Atreyee Poddar
Zakaria Street during Ramadan is loud, smoky, crowded and chaotic. Smoke curls into the night air, skewers hiss like they’re gossiping, and everyone is waiting for that first bite after sundown. If you’re walking in hungry, you’re doing it right.
The moment the fast breaks, the grills go into overdrive. Plates fly out, conversations get louder and strangers share tables. Smoke sticks to your clothes but you won’t even mind. Pro tip: go before iftar to watch the build-up, but eat right after. The kebabs are freshest, the energy is electric, and for a few hours, this narrow Kolkata lane feels like the centre of the universe. Here’s your hit list.
This is the one people argue about. Minced meat wrapped tight with thread so it holds shape on the grill, slow-cooked over charcoal until smoky, juicy, borderline indecent. The thread comes off before serving, obviously. What you’re left with is a kebab that tastes like patience and fire. Eat it hot. No photoshoot, no delay.
Offal is not for the timid. Kidney (khiri) and liver (kaleji) grilled fast and furious, spiced hard, finished with a squeeze of lime. Metallic, rich, unapologetic. This is old-school Ramadan eating — protein-dense, deeply satisfying, and gone in three bites. If you think you don’t like organ meat, this stall might change your mind.
After all that spice and smoke, malai boti is the soft-spoken diplomat. Cream, mild heat, tender chicken that practically folds under your teeth. It’s the kebab you recommend to the friend who claims “I can’t handle spicy food” and then ends up ordering seconds.

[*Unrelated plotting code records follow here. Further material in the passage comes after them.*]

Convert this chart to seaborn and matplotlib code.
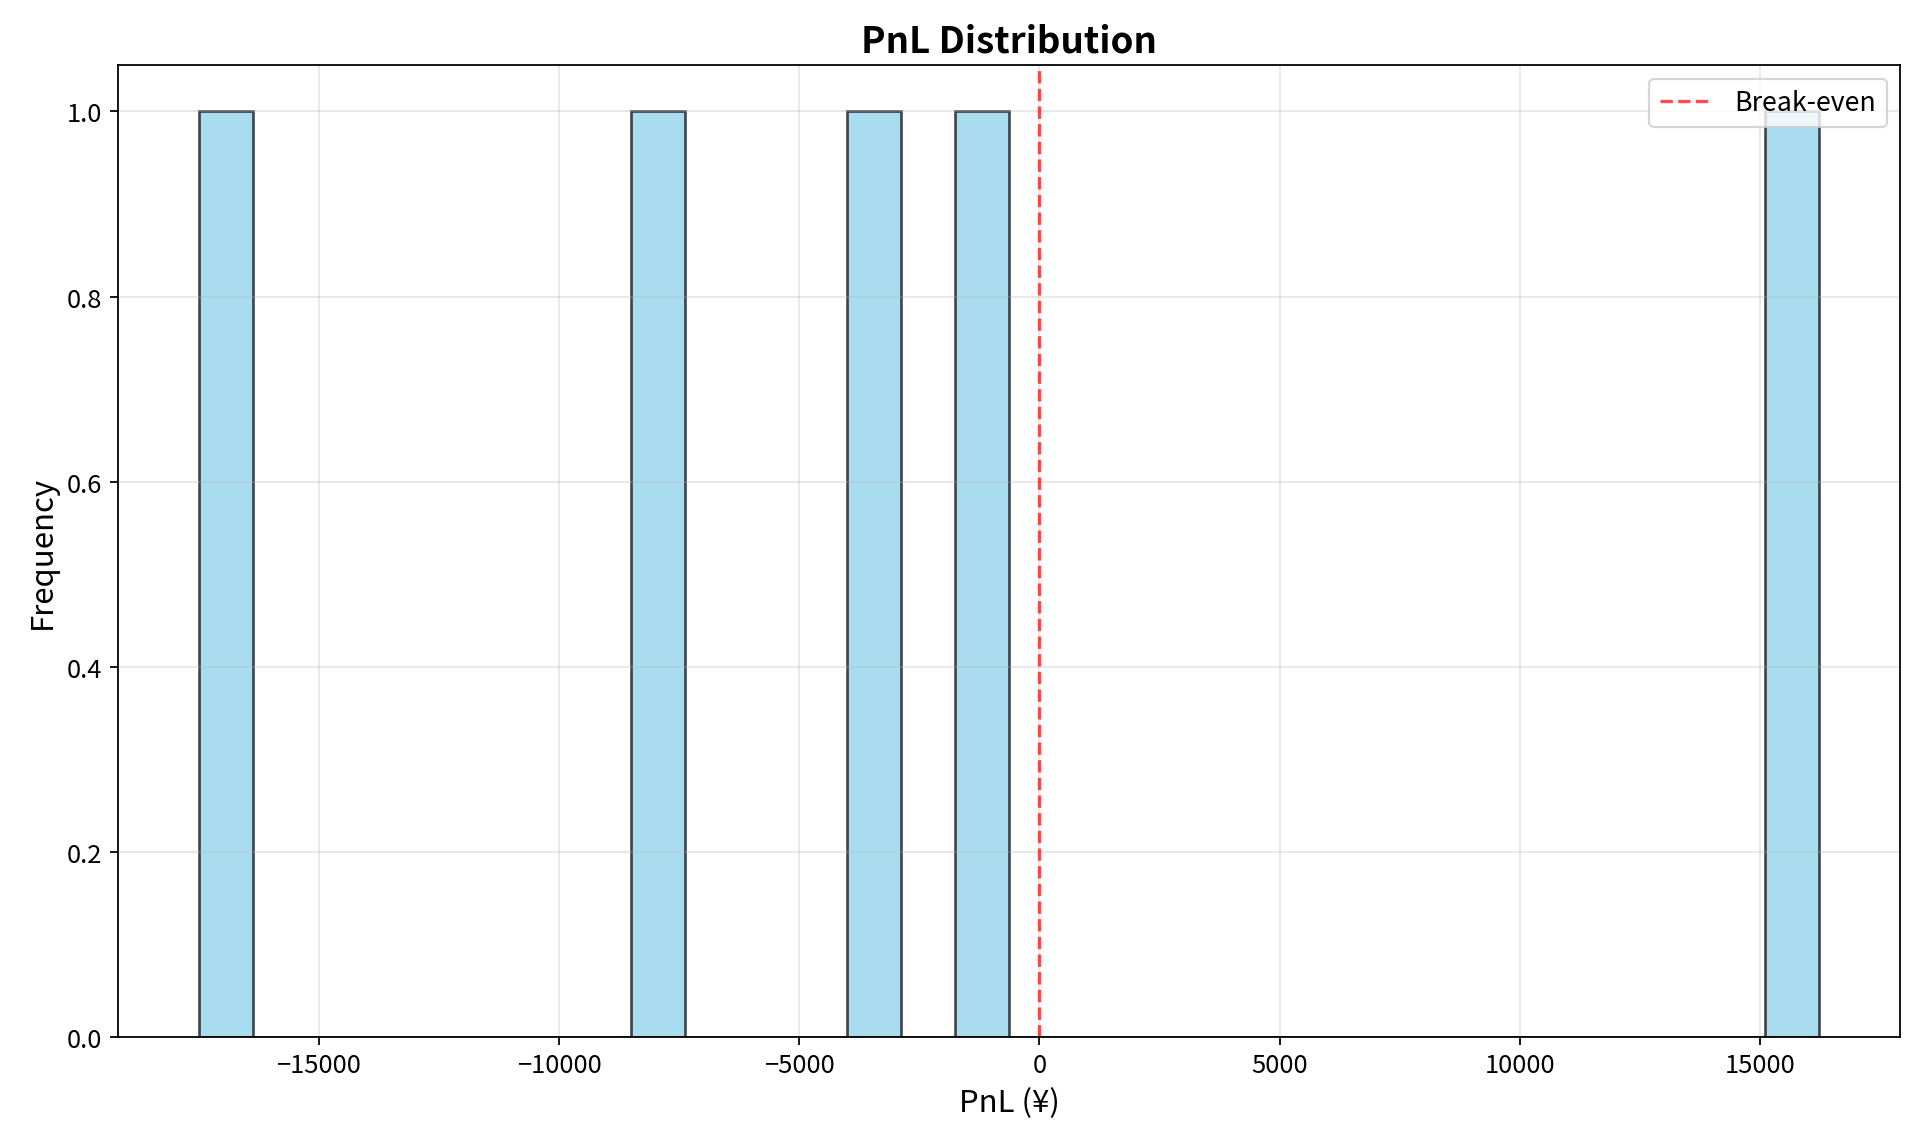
import matplotlib
matplotlib.use("Agg")
import matplotlib.pyplot as plt
import seaborn as sns
import pandas as pd

# Data (trade PnL values, yen)
pnl_values = [-17500, -7900, -3450, -1180, 16230]
n_bins = 30
breakeven = 0

plt.rcParams['font.family'] = ['Noto Sans CJK JP', 'DejaVu Sans']
plt.rcParams['axes.unicode_minus'] = True

df = pd.DataFrame({"pnl": pnl_values})

fig, ax = plt.subplots(figsize=(12, 7.156), dpi=160)
sns.histplot(data=df, x="pnl", bins=n_bins, color="skyblue", alpha=0.7,
             edgecolor=(0, 0, 0, 0.7), linewidth=1.2, ax=ax)
ax.axvline(breakeven, color="red", linestyle="--", alpha=0.7, linewidth=1.5,
           label="Break-even")
ax.set_title("PnL Distribution", fontsize=16.5, fontweight="bold")
ax.set_xlabel("PnL (¥)", fontsize=14)
ax.set_ylabel("Frequency", fontsize=14)
ax.tick_params(labelsize=11.5)
ax.grid(True, alpha=0.3)
ax.legend(loc="upper right", fontsize=12)
fig.subplots_adjust(left=0.0612, right=0.9898, top=0.9422, bottom=0.0936)
fig.savefig("out.png", dpi=160)
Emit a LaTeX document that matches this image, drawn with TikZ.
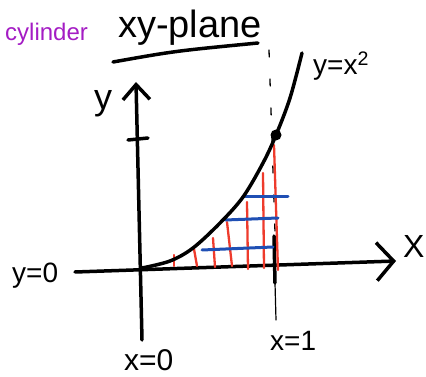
\documentclass[tikz,border=0pt]{standalone}
\usepackage{fontspec}
\setmainfont{Liberation Sans}
\usepackage{tikz}
\usetikzlibrary{arrows.meta}
\definecolor{sketchPurple}{HTML}{A41CC4}
\definecolor{sketchRed}{HTML}{EE3B2C}
\definecolor{sketchBlue}{HTML}{1F4FB4}

\begin{document}
\begin{tikzpicture}[x=1pt, y=-1pt, line cap=round, line join=round,
    axis/.style={line width=3.5pt},
    hatch/.style={sketchRed, line width=2.3pt},
    strip/.style={sketchBlue, line width=3pt},
    lbl/.style={inner sep=0pt, anchor=base west}]
    \useasboundingbox (0,0) rectangle (426,377);
    % labels
    \node[lbl, sketchPurple, font=\fontsize{24}{26}\selectfont] (cyl) at (5,41) {cylinder};
    \node[lbl, font=\fontsize{38}{40}\selectfont] (title) at (118,38) {xy-plane};
    \draw[line width=3.5pt] (113,62) .. controls (175,51) .. (258,43);
    \node[lbl, font=\fontsize{28}{30}\selectfont] (parab) at (313,75) {y=x\textsuperscript{2}};
    \node[lbl, font=\fontsize{28}{30}\selectfont] (yzero) at (12,282) {y=0};
    \node[lbl, font=\fontsize{30}{32}\selectfont] (xzero) at (124,370) {x=0};
    \node[lbl, font=\fontsize{28}{30}\selectfont] (xone) at (270,350) {x=1};
    \node[lbl, font=\fontsize{32}{34}\selectfont] (xlab) at (403,257) {X};
    \node[lbl, font=\fontsize{36}{38}\selectfont] (ylab) at (94,110) {y};
    % axes
    \draw[axis, -{Straight Barb[length=17pt, width=38pt]}] (75,272) -- (396,261);
    \draw[axis, -{Straight Barb[length=15pt, width=27pt]}] (142,340) -- (136,82);
    \draw[axis] (128,140) -- (148,138);
    % line x=1
    \draw[line width=1.3pt, dash pattern=on 7pt off 22pt] (269,50) -- (275,232);
    \draw[axis] (274,236) -- (275,283);
    \draw[line width=1.2pt] (275,283) -- (276,320);
    % slices
    \foreach \xa/\ya/\xb/\yb in {174/255/174/266, 194/249/197/266, 213/238/215/267,
        227/222/232/266, 247/202/248/269, 263/173/264/268, 274/145/278/270}
        \draw[hatch] (\xa,\ya) -- (\xb,\yb);
    \foreach \xa/\ya/\xb/\yb in {243/197/288/197, 225/220/278/218, 202/250/273/247}
        \draw[strip] (\xa,\ya) -- (\xb,\yb);
    % y = x^2
    \draw[axis] plot[smooth, tension=0.55] coordinates {(142,268) (170,261) (193,248)
        (220,223) (243,197) (263,163) (276,135) (290,98) (302,53)};
    \fill (276,135) circle (5.5pt);
\end{tikzpicture}
\end{document}
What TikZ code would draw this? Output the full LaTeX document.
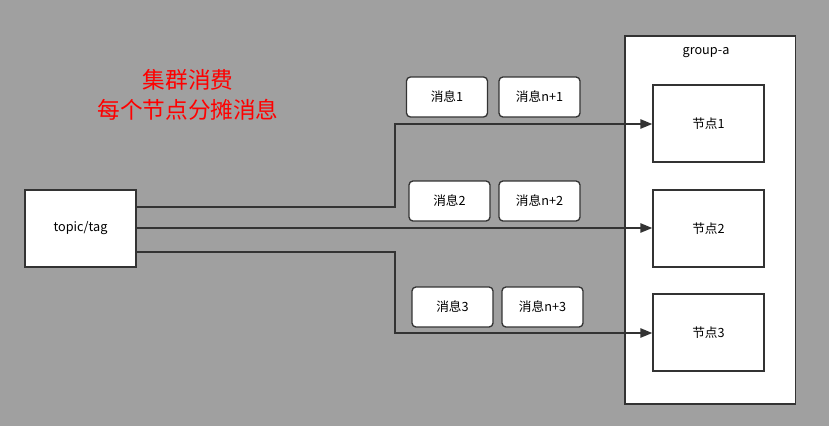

Sufia is where you sit down for a minute and let the chaos swirl around you. Their mutton kebabs are robust, spice-forward, and deeply Mughlai. Pair it with haleem during Ramadan and you’ve basically signed up for a food coma.
Dilli 6 leans into creamy Afghani marinades and heavier spice blends that is slightly different from the classic Kolkata profile. It’s for when you don't want to rush but sit and savour each bite.